BEGIN

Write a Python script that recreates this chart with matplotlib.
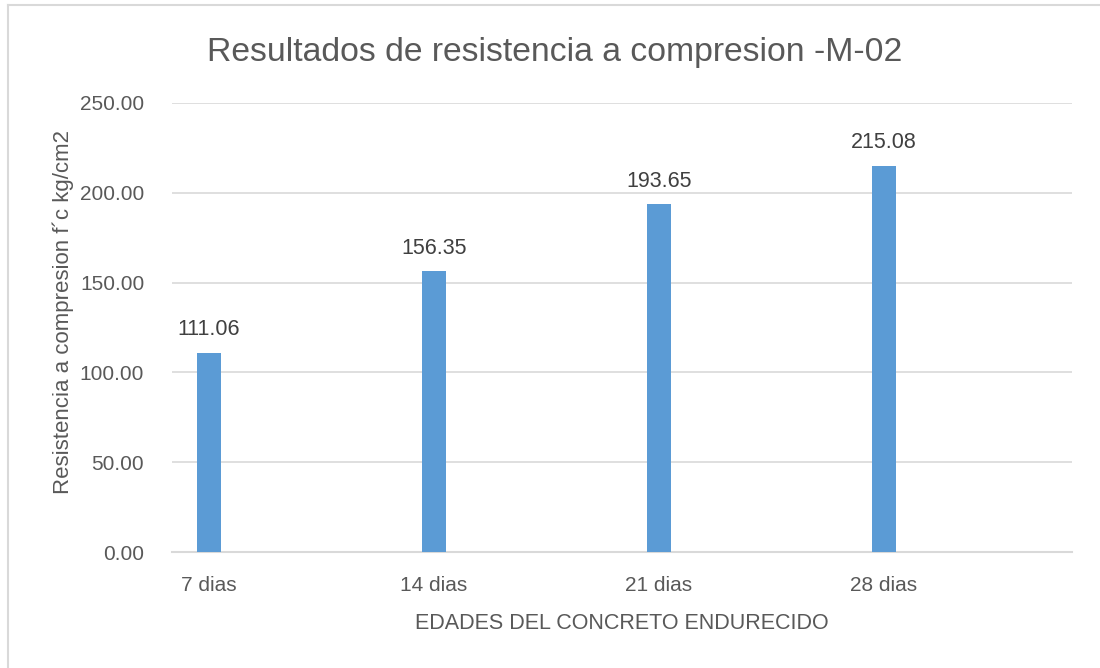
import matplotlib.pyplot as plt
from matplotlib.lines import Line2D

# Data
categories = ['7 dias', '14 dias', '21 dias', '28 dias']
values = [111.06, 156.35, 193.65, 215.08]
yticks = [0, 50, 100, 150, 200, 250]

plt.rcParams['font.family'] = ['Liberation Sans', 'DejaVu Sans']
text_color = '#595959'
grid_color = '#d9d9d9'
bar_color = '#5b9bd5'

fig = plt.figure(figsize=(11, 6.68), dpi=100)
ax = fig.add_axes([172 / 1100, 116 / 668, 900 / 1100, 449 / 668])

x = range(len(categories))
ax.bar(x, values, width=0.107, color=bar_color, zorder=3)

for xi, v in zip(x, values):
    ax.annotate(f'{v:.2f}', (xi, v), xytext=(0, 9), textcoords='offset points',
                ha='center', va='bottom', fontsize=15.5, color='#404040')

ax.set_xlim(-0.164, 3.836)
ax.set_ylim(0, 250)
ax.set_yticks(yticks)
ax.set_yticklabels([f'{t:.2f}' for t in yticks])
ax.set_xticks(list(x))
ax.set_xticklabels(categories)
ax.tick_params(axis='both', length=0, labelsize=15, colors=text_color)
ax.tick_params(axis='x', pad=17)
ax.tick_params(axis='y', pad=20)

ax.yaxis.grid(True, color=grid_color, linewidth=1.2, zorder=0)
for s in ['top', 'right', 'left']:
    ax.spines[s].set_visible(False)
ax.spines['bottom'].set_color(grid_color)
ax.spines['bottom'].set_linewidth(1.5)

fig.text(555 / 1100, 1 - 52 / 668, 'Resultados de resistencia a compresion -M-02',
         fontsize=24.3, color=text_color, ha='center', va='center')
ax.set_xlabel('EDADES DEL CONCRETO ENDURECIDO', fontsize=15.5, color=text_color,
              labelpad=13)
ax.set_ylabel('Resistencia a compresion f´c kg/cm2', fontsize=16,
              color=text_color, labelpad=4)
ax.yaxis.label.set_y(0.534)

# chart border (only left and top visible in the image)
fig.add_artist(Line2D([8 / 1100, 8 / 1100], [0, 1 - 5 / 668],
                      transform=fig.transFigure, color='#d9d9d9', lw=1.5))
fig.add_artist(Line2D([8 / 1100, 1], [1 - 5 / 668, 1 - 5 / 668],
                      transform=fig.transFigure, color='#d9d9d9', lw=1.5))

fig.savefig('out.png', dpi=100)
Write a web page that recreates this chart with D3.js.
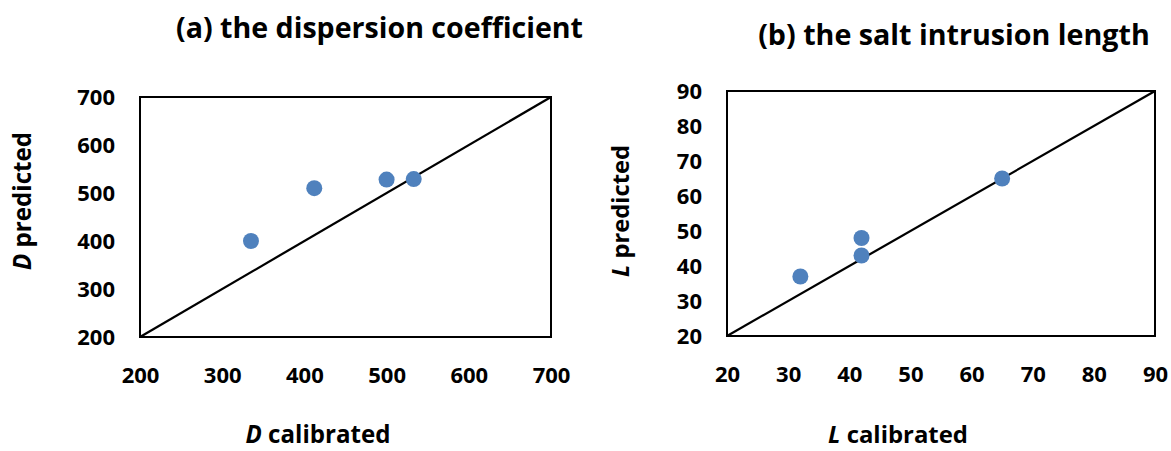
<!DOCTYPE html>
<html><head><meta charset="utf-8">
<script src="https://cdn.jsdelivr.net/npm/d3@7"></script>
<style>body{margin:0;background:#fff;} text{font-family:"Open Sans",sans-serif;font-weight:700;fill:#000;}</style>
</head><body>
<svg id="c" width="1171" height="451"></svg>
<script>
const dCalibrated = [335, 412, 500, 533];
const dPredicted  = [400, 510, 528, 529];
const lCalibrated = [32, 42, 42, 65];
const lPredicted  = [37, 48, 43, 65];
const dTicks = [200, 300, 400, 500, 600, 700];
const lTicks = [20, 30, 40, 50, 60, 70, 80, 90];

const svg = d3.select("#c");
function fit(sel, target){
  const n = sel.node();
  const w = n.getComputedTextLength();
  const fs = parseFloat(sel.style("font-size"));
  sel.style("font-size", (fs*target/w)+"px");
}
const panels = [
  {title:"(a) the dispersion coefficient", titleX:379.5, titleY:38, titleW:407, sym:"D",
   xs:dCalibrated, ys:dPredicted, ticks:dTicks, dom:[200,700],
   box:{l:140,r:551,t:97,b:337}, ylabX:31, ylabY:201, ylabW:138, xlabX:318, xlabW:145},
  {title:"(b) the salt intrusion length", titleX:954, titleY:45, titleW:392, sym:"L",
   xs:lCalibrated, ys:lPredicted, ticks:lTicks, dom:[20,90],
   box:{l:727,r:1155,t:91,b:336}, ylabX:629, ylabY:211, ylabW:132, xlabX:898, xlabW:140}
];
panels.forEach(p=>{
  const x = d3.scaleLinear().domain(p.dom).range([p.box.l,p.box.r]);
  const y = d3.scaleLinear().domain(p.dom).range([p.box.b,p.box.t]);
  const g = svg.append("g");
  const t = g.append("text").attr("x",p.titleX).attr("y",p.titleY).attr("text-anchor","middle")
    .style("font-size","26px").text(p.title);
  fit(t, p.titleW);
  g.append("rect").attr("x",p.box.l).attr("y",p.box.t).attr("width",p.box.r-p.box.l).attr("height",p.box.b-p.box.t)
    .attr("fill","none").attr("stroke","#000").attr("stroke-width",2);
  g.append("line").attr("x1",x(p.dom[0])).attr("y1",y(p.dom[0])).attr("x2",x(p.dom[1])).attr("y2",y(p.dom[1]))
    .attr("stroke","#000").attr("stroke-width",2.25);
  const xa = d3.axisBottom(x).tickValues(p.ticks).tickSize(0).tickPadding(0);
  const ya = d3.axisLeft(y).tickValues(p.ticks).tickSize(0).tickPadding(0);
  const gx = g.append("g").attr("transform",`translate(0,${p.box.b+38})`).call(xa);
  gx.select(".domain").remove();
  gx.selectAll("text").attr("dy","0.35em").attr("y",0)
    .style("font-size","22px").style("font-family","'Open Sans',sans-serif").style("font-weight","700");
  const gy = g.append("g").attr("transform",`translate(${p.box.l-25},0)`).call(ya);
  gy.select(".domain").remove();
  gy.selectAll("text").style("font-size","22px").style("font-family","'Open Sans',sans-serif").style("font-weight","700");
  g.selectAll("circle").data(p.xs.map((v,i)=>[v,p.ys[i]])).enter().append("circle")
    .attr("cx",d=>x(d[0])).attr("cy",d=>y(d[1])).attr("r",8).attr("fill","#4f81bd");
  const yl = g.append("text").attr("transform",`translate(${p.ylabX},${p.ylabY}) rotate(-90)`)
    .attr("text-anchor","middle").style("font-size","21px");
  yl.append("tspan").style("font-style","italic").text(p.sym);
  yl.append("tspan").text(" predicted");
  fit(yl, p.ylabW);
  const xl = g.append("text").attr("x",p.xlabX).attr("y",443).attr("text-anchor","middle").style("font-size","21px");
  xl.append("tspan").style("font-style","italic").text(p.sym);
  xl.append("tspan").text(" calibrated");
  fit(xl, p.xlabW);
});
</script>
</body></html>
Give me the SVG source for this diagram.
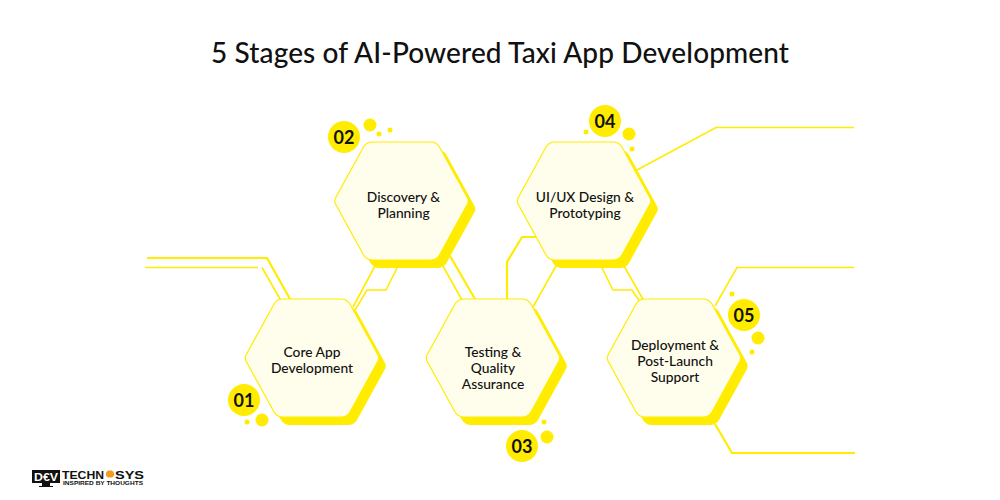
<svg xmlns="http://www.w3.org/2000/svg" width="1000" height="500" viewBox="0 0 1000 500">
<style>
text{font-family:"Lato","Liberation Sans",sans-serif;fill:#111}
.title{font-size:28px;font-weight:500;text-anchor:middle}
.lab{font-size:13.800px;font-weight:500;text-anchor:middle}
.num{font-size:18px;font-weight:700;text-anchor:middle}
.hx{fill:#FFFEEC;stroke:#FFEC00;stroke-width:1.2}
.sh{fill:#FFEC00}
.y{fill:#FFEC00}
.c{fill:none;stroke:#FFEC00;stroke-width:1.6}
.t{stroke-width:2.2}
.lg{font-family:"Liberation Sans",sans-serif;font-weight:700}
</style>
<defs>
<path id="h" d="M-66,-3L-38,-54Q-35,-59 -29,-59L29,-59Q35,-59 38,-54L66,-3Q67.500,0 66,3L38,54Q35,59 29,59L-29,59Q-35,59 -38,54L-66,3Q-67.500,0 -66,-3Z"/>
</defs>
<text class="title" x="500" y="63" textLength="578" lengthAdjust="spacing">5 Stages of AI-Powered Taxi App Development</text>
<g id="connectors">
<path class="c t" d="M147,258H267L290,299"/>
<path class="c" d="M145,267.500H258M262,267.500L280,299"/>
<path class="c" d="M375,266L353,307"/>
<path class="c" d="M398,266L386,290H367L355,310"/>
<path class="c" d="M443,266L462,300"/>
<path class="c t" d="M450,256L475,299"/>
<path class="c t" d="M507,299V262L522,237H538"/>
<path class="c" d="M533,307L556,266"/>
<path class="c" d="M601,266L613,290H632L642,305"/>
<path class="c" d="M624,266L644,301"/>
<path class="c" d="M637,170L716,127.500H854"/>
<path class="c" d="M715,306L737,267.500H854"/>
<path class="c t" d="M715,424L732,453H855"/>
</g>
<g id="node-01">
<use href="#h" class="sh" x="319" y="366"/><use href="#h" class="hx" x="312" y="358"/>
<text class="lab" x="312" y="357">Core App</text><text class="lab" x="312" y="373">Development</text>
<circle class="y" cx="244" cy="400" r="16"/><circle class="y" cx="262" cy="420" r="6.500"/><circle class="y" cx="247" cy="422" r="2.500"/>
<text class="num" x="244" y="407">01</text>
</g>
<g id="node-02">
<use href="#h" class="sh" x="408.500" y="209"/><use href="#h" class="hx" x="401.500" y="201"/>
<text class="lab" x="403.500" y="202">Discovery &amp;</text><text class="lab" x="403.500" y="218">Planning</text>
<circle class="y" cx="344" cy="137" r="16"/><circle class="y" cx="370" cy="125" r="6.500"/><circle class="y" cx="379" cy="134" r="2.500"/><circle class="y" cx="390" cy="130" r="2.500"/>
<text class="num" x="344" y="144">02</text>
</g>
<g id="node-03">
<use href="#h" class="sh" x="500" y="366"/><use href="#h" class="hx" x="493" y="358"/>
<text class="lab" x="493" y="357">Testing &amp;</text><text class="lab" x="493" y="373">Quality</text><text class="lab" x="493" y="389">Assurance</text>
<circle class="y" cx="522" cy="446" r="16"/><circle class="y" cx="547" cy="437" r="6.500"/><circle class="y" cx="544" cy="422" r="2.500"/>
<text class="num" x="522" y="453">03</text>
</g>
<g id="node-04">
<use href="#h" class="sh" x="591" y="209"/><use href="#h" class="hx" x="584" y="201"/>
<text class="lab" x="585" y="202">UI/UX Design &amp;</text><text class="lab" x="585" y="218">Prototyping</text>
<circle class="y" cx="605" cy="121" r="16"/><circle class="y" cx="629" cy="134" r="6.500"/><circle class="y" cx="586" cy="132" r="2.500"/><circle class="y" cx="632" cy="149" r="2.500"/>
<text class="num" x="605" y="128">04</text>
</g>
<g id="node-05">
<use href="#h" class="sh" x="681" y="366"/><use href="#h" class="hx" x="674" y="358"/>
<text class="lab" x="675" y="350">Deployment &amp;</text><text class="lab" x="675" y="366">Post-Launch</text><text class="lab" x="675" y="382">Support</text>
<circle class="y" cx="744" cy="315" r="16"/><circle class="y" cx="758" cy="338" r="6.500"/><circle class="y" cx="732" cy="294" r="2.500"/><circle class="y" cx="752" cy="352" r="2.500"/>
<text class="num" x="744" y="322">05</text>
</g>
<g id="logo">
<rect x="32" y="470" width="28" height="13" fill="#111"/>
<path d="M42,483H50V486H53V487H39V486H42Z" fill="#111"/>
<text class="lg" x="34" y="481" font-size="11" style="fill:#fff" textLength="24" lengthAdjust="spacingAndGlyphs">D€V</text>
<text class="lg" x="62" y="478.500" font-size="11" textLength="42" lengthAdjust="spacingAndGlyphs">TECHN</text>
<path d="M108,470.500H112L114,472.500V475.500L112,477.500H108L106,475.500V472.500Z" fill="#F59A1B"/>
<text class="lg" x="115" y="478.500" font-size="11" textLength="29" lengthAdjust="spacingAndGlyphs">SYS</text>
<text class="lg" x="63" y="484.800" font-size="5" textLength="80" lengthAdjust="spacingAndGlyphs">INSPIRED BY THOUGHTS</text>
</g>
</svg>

END

» **TASK GOAL**
Give back exactly the lines from the top of the records to the line containing "ha='center', va='bottom', fontsize=15.5, color='#404040')", both included, and no pictures.

» **TASK OUTPUT**
Write a Python script that recreates this chart with matplotlib.
import matplotlib.pyplot as plt
from matplotlib.lines import Line2D

# Data
categories = ['7 dias', '14 dias', '21 dias', '28 dias']
values = [111.06, 156.35, 193.65, 215.08]
yticks = [0, 50, 100, 150, 200, 250]

plt.rcParams['font.family'] = ['Liberation Sans', 'DejaVu Sans']
text_color = '#595959'
grid_color = '#d9d9d9'
bar_color = '#5b9bd5'

fig = plt.figure(figsize=(11, 6.68), dpi=100)
ax = fig.add_axes([172 / 1100, 116 / 668, 900 / 1100, 449 / 668])

x = range(len(categories))
ax.bar(x, values, width=0.107, color=bar_color, zorder=3)

for xi, v in zip(x, values):
    ax.annotate(f'{v:.2f}', (xi, v), xytext=(0, 9), textcoords='offset points',
                ha='center', va='bottom', fontsize=15.5, color='#404040')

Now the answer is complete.